I had to revise this a bit to account for the fact that R is case-sensitive!
> mod = rsm(EE ~ SO(TEMPERATURE, RPM, TIME, CAT), data = df)
There is an issue here in that RPM has only two values, so we can't estimate a pure quadratic effect. So there is one coefficient of NA and that messes up the computation of the stationary point. However, we can still plot the fitted surface (despite a few warning messages)
> par(mfrow = c(2,3))
> contour(mod, ~TEMPERATURE+RPM+TIME+CAT)
It looks like we are best off with large CAT and lower RPM (see that plot), so look again:
> par(mfrow=c(1,1))
> contour(mod, ~ TEMPERATURE + TIME, at = list(CAT = 12, RPM = 150))
So visually, we seem to get the best response at around temperature 43.5, time 65, catalyst 12, and rpm 150.

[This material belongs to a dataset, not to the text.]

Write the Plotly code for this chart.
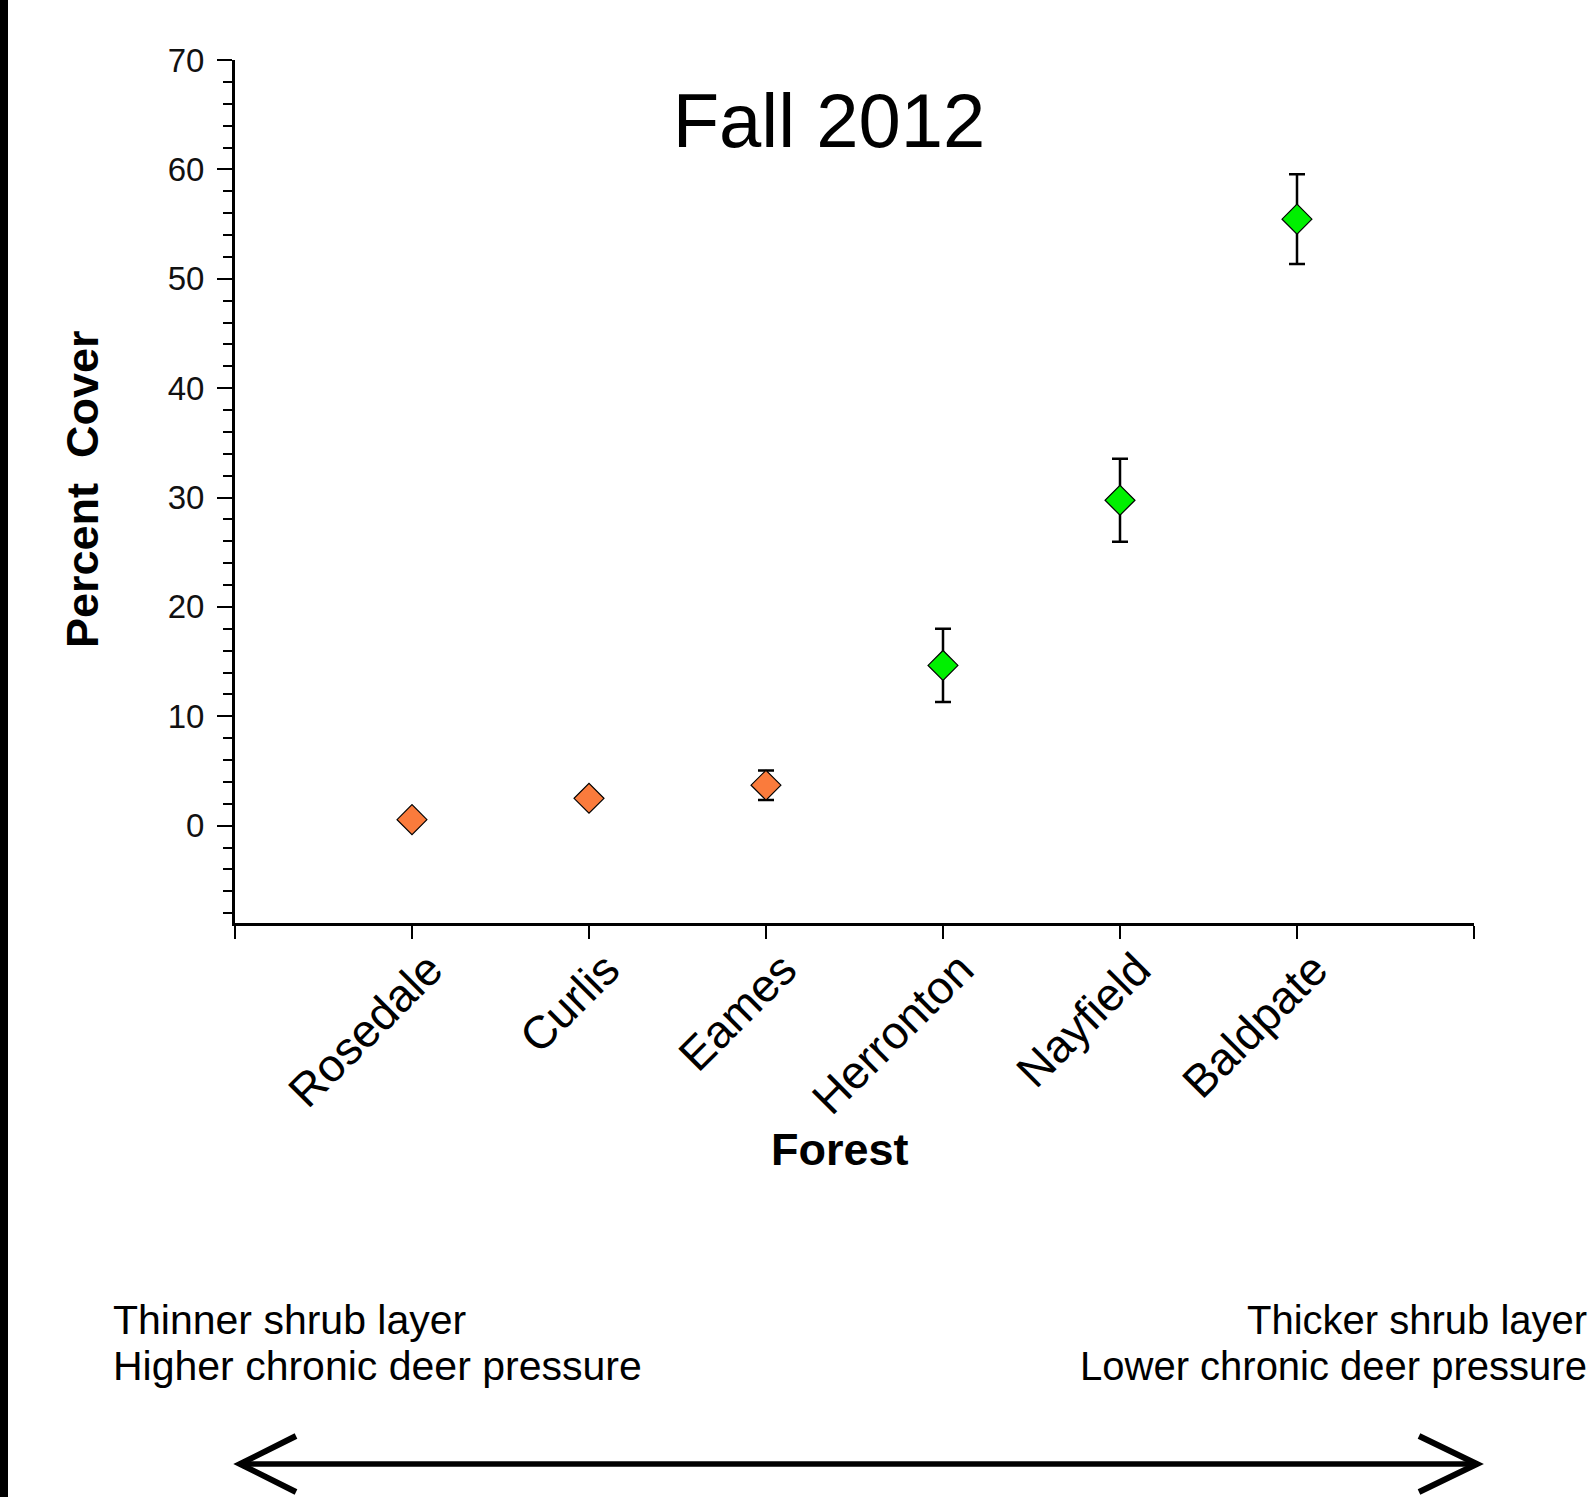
import plotly.graph_objects as go

# ---- data ----
forests = ["Rosedale", "Curlis", "Eames", "Herronton", "Nayfield", "Baldpate"]
cover = [0.55, 2.5, 3.7, 14.65, 29.75, 55.45]
cover_err = [0.4, 0.5, 1.35, 3.35, 3.8, 4.1]
group = ["low", "low", "low", "high", "high", "high"]
y_ticks = [0, 10, 20, 30, 40, 50, 60, 70]

colors = {"low": "#FA7B3C", "high": "#00F000"}

W, H = 1591, 1497
ML, MR, MT, MB = 235, 117, 60, 574
PW = W - ML - MR
PH = H - MT - MB
FONT = "Liberation Sans, Arial, sans-serif"


def px(x):
    return (x - ML) / PW


def py(y):
    return (H - MB - y) / PH


fig = go.Figure()
fig.add_trace(go.Scatter(
    x=list(range(len(forests))),
    y=cover,
    mode="markers",
    marker=dict(symbol="diamond", size=23, color=[colors[g] for g in group],
                line=dict(color="black", width=1.2)),
    error_y=dict(type="data", array=cover_err, visible=True, color="black",
                 thickness=2.5, width=8),
    showlegend=False,
))

fig.update_layout(
    width=W, height=H,
    margin=dict(l=ML, r=MR, t=MT, b=MB, autoexpand=False),
    paper_bgcolor="white", plot_bgcolor="white",
    font=dict(family=FONT, color="black"),
    title=dict(text="Fall 2012", x=829 / W, xanchor="center", xref="container",
               y=1 - 120 / H, yanchor="middle", yref="container",
               font=dict(size=76, family=FONT, color="black")),
)

fig.update_xaxes(
    range=[-1, 6], tickmode="array",
    tickvals=[-1] + list(range(len(forests))) + [6],
    ticktext=[""] + forests + [""],
    tickangle=-45, ticks="outside", ticklen=13, tickwidth=2, tickcolor="black",
    showline=True, linewidth=3, linecolor="black", showgrid=False, zeroline=False,
    tickfont=dict(size=46, family=FONT, color="black"),
    ticklabelstandoff=-15, ticklabelshift=17,
)
fig.update_yaxes(
    range=[-8.9, 70], tickmode="array", tickvals=y_ticks,
    ticktext=[str(v) for v in y_ticks],
    ticks="outside", ticklen=15, tickwidth=2, tickcolor="black",
    minor=dict(dtick=2, tick0=0, ticks="outside", ticklen=9, tickwidth=2, tickcolor="black", showgrid=False),
    showline=True, linewidth=3, linecolor="black", showgrid=False, zeroline=False,
    tickfont=dict(size=33, family=FONT, color="#111"),
    ticklabelstandoff=6,
)

annotations = [
    dict(text="Percent \u00a0Cover", x=px(83), y=py(489), textangle=-90,
         font=dict(size=45, family=FONT, weight="bold")),
    dict(text="Forest", x=px(840), y=py(1149),
         font=dict(size=45, family=FONT, weight="bold")),
    dict(text="Thinner shrub layer", x=px(111), y=py(1320), xanchor="left",
         font=dict(size=41, family=FONT)),
    dict(text="Higher chronic deer pressure", x=px(111), y=py(1366), xanchor="left",
         font=dict(size=41, family=FONT)),
    dict(text="Thicker shrub layer", x=px(1589), y=py(1320), xanchor="right",
         font=dict(size=40, family=FONT)),
    dict(text="Lower chronic deer pressure", x=px(1589), y=py(1366), xanchor="right",
         font=dict(size=40, family=FONT)),
]
for a in annotations:
    a.setdefault("xanchor", "center")
    a.update(xref="paper", yref="paper", yanchor="middle", showarrow=False)
    a["font"].setdefault("color", "black")
fig.update_layout(annotations=annotations)

shapes = [
    dict(type="rect", x0=px(0), x1=px(8), y0=py(H), y1=py(0),
         fillcolor="black", line=dict(width=0)),
    dict(type="line", x0=px(241), x1=px(1474), y0=py(1464), y1=py(1464),
         line=dict(color="black", width=5.5)),
    dict(type="path",
         path=f"M {px(296)} {py(1436)} L {px(240)} {py(1464)} L {px(296)} {py(1492)}",
         line=dict(color="black", width=6)),
    dict(type="path",
         path=f"M {px(1419)} {py(1436)} L {px(1477)} {py(1464)} L {px(1419)} {py(1492)}",
         line=dict(color="black", width=6)),
]
for s in shapes:
    s.update(xref="paper", yref="paper")
fig.update_layout(shapes=shapes)

fig.write_html("out.html", config={"displayModeBar": False},
               post_script="document.body.style.margin='0';document.body.style.overflow='hidden';")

If you insist on modeling these as factors, it can be done, but you need to convert all the predictors to factors. This is a common error; you can have a designed experiment with only a few distinct values of a quantitative variable, but R does not read your mind and assume it's a factor; you have to convert it to one. In the following I have opted to fit a model with up to 2-way interactions.
> facmod = lm(EE ~ (factor(TEMPERATURE) + factor(TIME) + factor(RPM) + factor(CAT))^2, data = df)
> library(emmeans)
> emmip(facmod, TIME ~ TEMPERATURE | CAT*RPM)
The highest fitted response is at catalyst 12, RPM 150, temperature 42.5 or larger, and time 96. It is clear that 150 RPM is better (left vs. right comoparisons) and the high CAT is better (comparing panels vertically). These are different models and somewhat different results. I like the rsm approach better as it is more systematic.